THE DATA:
====
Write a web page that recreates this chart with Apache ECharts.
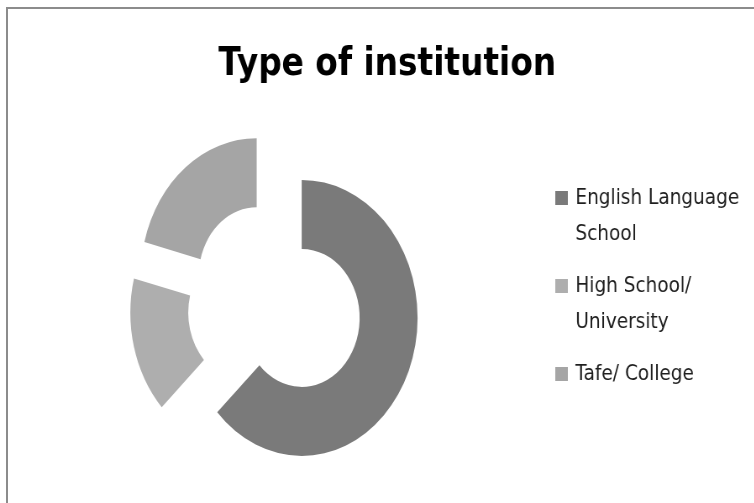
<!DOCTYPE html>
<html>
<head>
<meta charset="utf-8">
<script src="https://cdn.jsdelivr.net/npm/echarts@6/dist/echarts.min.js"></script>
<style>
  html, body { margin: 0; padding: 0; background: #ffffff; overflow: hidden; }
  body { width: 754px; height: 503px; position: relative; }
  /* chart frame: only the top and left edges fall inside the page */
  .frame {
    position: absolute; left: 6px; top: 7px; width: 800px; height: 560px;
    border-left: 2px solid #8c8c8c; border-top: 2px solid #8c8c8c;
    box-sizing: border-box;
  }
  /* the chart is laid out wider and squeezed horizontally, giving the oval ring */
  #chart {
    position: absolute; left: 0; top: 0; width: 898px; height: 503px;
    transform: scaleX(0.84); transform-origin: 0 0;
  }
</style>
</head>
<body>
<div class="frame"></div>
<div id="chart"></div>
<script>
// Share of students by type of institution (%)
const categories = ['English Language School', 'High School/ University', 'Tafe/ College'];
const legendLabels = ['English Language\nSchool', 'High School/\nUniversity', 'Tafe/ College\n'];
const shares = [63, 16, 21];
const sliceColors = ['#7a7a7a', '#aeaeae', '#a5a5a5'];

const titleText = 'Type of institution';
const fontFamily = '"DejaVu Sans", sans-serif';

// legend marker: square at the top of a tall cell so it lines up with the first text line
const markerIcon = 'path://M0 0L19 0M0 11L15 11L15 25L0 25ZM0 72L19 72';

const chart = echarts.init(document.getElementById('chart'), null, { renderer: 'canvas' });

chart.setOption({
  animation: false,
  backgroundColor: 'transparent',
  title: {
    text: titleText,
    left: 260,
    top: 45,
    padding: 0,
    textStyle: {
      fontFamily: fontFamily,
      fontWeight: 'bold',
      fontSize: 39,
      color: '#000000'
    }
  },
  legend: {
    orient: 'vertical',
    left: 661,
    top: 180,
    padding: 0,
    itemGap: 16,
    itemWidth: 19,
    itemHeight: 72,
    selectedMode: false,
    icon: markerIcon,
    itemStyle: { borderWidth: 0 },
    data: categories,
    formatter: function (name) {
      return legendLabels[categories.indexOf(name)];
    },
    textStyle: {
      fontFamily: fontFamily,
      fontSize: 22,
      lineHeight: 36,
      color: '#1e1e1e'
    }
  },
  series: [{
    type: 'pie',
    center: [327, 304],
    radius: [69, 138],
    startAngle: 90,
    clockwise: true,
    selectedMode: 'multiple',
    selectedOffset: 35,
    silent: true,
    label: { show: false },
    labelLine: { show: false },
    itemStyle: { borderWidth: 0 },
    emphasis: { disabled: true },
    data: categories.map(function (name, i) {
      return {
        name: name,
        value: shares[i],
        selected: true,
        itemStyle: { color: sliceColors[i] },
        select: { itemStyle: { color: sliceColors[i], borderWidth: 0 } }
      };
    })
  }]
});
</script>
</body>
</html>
====
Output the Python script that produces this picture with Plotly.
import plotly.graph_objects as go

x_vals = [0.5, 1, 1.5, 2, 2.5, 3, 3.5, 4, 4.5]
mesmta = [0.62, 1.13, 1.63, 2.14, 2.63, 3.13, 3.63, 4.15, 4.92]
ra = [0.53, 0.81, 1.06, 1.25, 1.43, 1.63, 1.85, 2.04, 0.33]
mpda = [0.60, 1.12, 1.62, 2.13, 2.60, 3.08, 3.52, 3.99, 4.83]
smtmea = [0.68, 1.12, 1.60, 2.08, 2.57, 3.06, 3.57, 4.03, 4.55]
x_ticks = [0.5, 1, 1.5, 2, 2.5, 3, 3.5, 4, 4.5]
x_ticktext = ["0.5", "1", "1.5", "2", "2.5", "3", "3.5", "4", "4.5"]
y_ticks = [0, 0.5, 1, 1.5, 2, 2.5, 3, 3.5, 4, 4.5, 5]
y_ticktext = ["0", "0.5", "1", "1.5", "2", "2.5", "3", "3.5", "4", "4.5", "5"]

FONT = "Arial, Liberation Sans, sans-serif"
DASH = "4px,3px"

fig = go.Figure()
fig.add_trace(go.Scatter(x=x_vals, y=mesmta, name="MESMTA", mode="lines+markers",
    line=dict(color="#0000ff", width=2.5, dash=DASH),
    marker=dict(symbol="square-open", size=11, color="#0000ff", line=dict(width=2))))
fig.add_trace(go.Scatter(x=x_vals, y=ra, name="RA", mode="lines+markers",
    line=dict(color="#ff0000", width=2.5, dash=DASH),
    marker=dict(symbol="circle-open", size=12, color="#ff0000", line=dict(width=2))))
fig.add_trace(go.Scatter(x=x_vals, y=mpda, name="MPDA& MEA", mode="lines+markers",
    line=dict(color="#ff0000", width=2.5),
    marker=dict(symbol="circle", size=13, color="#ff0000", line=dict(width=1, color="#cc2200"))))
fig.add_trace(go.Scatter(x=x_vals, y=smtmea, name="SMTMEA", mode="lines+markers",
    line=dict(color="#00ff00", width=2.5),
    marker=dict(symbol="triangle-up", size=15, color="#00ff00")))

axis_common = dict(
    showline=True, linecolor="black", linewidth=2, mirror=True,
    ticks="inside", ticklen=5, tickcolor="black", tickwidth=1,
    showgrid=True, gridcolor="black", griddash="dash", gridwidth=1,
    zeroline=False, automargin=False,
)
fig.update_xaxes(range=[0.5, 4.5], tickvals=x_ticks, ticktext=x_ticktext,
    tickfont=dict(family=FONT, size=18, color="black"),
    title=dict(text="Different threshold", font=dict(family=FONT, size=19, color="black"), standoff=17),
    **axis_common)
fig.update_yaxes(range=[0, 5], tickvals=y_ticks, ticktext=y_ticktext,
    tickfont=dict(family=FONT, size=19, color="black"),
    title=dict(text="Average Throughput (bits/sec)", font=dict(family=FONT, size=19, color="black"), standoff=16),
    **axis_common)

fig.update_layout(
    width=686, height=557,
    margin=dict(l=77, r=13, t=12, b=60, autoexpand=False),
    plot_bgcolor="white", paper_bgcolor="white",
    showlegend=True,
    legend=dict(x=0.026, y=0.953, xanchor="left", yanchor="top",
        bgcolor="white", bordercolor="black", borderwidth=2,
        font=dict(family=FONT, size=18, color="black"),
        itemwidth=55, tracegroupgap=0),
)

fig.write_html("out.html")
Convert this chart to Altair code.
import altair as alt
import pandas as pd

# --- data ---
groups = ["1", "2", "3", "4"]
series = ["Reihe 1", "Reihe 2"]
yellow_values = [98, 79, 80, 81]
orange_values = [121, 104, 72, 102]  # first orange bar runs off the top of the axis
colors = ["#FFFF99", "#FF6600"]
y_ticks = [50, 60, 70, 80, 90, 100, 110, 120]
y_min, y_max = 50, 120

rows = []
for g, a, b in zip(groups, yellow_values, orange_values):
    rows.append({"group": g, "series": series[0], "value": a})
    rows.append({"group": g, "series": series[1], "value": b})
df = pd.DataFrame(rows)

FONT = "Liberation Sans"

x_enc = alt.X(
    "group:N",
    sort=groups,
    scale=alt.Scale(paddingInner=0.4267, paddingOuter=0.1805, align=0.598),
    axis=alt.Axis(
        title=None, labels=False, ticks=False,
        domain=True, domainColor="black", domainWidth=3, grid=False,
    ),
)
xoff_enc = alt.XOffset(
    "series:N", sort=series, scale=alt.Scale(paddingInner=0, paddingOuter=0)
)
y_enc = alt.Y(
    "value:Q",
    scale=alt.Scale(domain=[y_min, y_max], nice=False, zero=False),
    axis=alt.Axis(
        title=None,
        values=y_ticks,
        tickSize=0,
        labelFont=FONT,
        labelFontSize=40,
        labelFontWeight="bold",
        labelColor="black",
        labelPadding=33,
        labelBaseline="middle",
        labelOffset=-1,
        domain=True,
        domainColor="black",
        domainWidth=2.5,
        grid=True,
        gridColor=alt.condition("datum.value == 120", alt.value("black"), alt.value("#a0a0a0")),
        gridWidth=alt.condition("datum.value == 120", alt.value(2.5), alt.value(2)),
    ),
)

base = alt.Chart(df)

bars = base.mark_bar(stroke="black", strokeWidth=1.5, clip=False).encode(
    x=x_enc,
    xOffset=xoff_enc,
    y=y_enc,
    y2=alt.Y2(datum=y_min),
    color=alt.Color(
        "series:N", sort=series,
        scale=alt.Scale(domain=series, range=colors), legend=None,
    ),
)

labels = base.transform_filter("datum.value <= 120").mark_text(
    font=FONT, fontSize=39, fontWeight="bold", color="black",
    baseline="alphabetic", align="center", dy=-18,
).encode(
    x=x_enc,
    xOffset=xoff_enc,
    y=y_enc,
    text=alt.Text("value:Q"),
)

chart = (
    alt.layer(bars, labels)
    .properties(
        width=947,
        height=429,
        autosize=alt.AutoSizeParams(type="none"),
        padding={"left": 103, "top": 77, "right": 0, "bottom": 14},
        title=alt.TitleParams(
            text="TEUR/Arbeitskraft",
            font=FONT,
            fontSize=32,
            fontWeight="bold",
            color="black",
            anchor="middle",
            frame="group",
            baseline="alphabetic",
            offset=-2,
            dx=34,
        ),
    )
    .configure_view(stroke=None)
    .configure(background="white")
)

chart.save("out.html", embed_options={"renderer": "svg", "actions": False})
====
YOUR TASK: Of all the lines in the material above, how many contain the word "that"? Give only the count.

EXERCISE RESPONSE: 2